▶ **WRITTEN TASK**: Quote the listing below in full and exactly as written, but omit every picture.

## START DATA EXTRACT

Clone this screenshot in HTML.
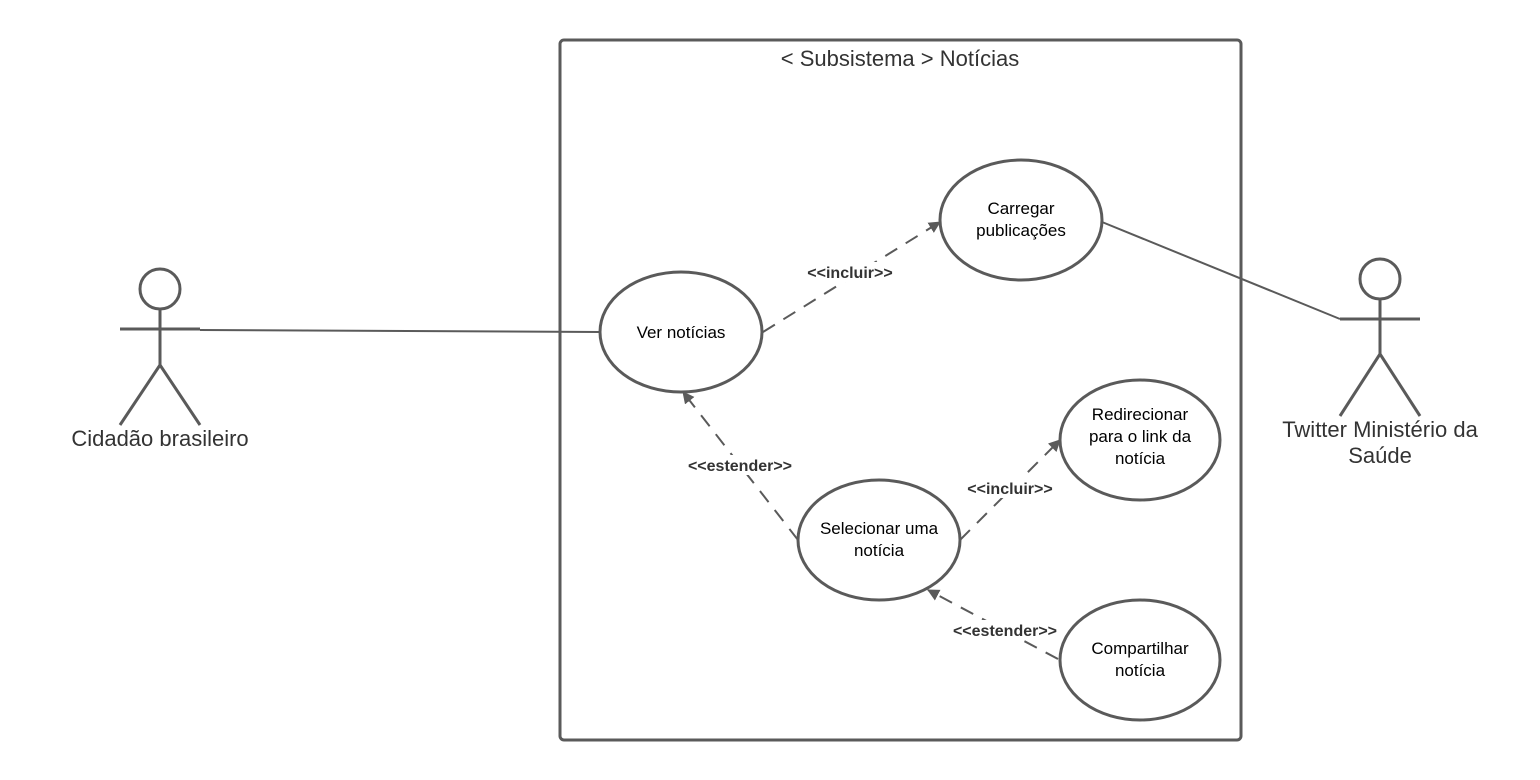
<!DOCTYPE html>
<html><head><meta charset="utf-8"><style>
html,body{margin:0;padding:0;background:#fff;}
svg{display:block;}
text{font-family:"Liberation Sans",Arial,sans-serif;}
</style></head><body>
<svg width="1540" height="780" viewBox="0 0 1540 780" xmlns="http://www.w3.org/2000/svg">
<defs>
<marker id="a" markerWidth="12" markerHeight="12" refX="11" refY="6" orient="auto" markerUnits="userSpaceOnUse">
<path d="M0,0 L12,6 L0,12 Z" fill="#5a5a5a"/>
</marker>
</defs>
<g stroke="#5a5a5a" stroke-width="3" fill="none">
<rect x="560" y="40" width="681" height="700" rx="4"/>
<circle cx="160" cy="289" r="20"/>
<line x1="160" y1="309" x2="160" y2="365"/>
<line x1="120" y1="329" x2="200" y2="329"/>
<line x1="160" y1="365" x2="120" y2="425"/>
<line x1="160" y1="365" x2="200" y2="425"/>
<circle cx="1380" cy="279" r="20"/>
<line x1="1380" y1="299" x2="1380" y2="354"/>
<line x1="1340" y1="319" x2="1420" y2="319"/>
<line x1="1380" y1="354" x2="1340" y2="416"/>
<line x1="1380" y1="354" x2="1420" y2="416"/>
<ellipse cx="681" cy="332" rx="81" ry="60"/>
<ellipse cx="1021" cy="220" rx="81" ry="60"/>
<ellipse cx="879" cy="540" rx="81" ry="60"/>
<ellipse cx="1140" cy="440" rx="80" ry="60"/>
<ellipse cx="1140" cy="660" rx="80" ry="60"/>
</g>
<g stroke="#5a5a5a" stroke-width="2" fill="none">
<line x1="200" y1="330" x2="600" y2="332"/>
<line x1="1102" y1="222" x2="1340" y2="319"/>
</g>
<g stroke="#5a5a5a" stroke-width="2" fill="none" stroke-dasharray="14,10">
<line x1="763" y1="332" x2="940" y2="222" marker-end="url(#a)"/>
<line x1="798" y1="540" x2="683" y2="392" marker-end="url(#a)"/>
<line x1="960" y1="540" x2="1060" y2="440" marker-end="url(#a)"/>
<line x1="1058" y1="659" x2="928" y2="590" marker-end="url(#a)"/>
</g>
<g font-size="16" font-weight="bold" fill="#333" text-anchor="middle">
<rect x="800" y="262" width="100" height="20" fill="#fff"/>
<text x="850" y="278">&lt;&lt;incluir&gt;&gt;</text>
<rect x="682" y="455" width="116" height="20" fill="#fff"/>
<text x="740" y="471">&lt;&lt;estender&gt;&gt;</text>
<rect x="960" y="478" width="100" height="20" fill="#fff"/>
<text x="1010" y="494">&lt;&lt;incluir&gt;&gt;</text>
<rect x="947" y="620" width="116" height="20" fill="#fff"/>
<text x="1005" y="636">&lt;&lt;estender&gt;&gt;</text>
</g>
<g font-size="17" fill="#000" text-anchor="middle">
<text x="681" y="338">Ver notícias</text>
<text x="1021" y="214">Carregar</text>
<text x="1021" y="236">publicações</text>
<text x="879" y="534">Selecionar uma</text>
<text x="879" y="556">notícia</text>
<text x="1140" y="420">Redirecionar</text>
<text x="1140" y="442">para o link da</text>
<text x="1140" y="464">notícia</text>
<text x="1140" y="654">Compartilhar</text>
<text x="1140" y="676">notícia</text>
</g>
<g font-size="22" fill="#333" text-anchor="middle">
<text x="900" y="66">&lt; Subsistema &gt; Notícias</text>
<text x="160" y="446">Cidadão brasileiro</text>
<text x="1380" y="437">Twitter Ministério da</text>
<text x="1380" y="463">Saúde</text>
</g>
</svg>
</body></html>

## END DATA EXTRACT

▶ **EXERCISE RESULT**:
Clone this screenshot in HTML.
<!DOCTYPE html>
<html><head><meta charset="utf-8"><style>
html,body{margin:0;padding:0;background:#fff;}
svg{display:block;}
text{font-family:"Liberation Sans",Arial,sans-serif;}
</style></head><body>
<svg width="1540" height="780" viewBox="0 0 1540 780" xmlns="http://www.w3.org/2000/svg">
<defs>
<marker id="a" markerWidth="12" markerHeight="12" refX="11" refY="6" orient="auto" markerUnits="userSpaceOnUse">
<path d="M0,0 L12,6 L0,12 Z" fill="#5a5a5a"/>
</marker>
</defs>
<g stroke="#5a5a5a" stroke-width="3" fill="none">
<rect x="560" y="40" width="681" height="700" rx="4"/>
<circle cx="160" cy="289" r="20"/>
<line x1="160" y1="309" x2="160" y2="365"/>
<line x1="120" y1="329" x2="200" y2="329"/>
<line x1="160" y1="365" x2="120" y2="425"/>
<line x1="160" y1="365" x2="200" y2="425"/>
<circle cx="1380" cy="279" r="20"/>
<line x1="1380" y1="299" x2="1380" y2="354"/>
<line x1="1340" y1="319" x2="1420" y2="319"/>
<line x1="1380" y1="354" x2="1340" y2="416"/>
<line x1="1380" y1="354" x2="1420" y2="416"/>
<ellipse cx="681" cy="332" rx="81" ry="60"/>
<ellipse cx="1021" cy="220" rx="81" ry="60"/>
<ellipse cx="879" cy="540" rx="81" ry="60"/>
<ellipse cx="1140" cy="440" rx="80" ry="60"/>
<ellipse cx="1140" cy="660" rx="80" ry="60"/>
</g>
<g stroke="#5a5a5a" stroke-width="2" fill="none">
<line x1="200" y1="330" x2="600" y2="332"/>
<line x1="1102" y1="222" x2="1340" y2="319"/>
</g>
<g stroke="#5a5a5a" stroke-width="2" fill="none" stroke-dasharray="14,10">
<line x1="763" y1="332" x2="940" y2="222" marker-end="url(#a)"/>
<line x1="798" y1="540" x2="683" y2="392" marker-end="url(#a)"/>
<line x1="960" y1="540" x2="1060" y2="440" marker-end="url(#a)"/>
<line x1="1058" y1="659" x2="928" y2="590" marker-end="url(#a)"/>
</g>
<g font-size="16" font-weight="bold" fill="#333" text-anchor="middle">
<rect x="800" y="262" width="100" height="20" fill="#fff"/>
<text x="850" y="278">&lt;&lt;incluir&gt;&gt;</text>
<rect x="682" y="455" width="116" height="20" fill="#fff"/>
<text x="740" y="471">&lt;&lt;estender&gt;&gt;</text>
<rect x="960" y="478" width="100" height="20" fill="#fff"/>
<text x="1010" y="494">&lt;&lt;incluir&gt;&gt;</text>
<rect x="947" y="620" width="116" height="20" fill="#fff"/>
<text x="1005" y="636">&lt;&lt;estender&gt;&gt;</text>
</g>
<g font-size="17" fill="#000" text-anchor="middle">
<text x="681" y="338">Ver notícias</text>
<text x="1021" y="214">Carregar</text>
<text x="1021" y="236">publicações</text>
<text x="879" y="534">Selecionar uma</text>
<text x="879" y="556">notícia</text>
<text x="1140" y="420">Redirecionar</text>
<text x="1140" y="442">para o link da</text>
<text x="1140" y="464">notícia</text>
<text x="1140" y="654">Compartilhar</text>
<text x="1140" y="676">notícia</text>
</g>
<g font-size="22" fill="#333" text-anchor="middle">
<text x="900" y="66">&lt; Subsistema &gt; Notícias</text>
<text x="160" y="446">Cidadão brasileiro</text>
<text x="1380" y="437">Twitter Ministério da</text>
<text x="1380" y="463">Saúde</text>
</g>
</svg>
</body></html>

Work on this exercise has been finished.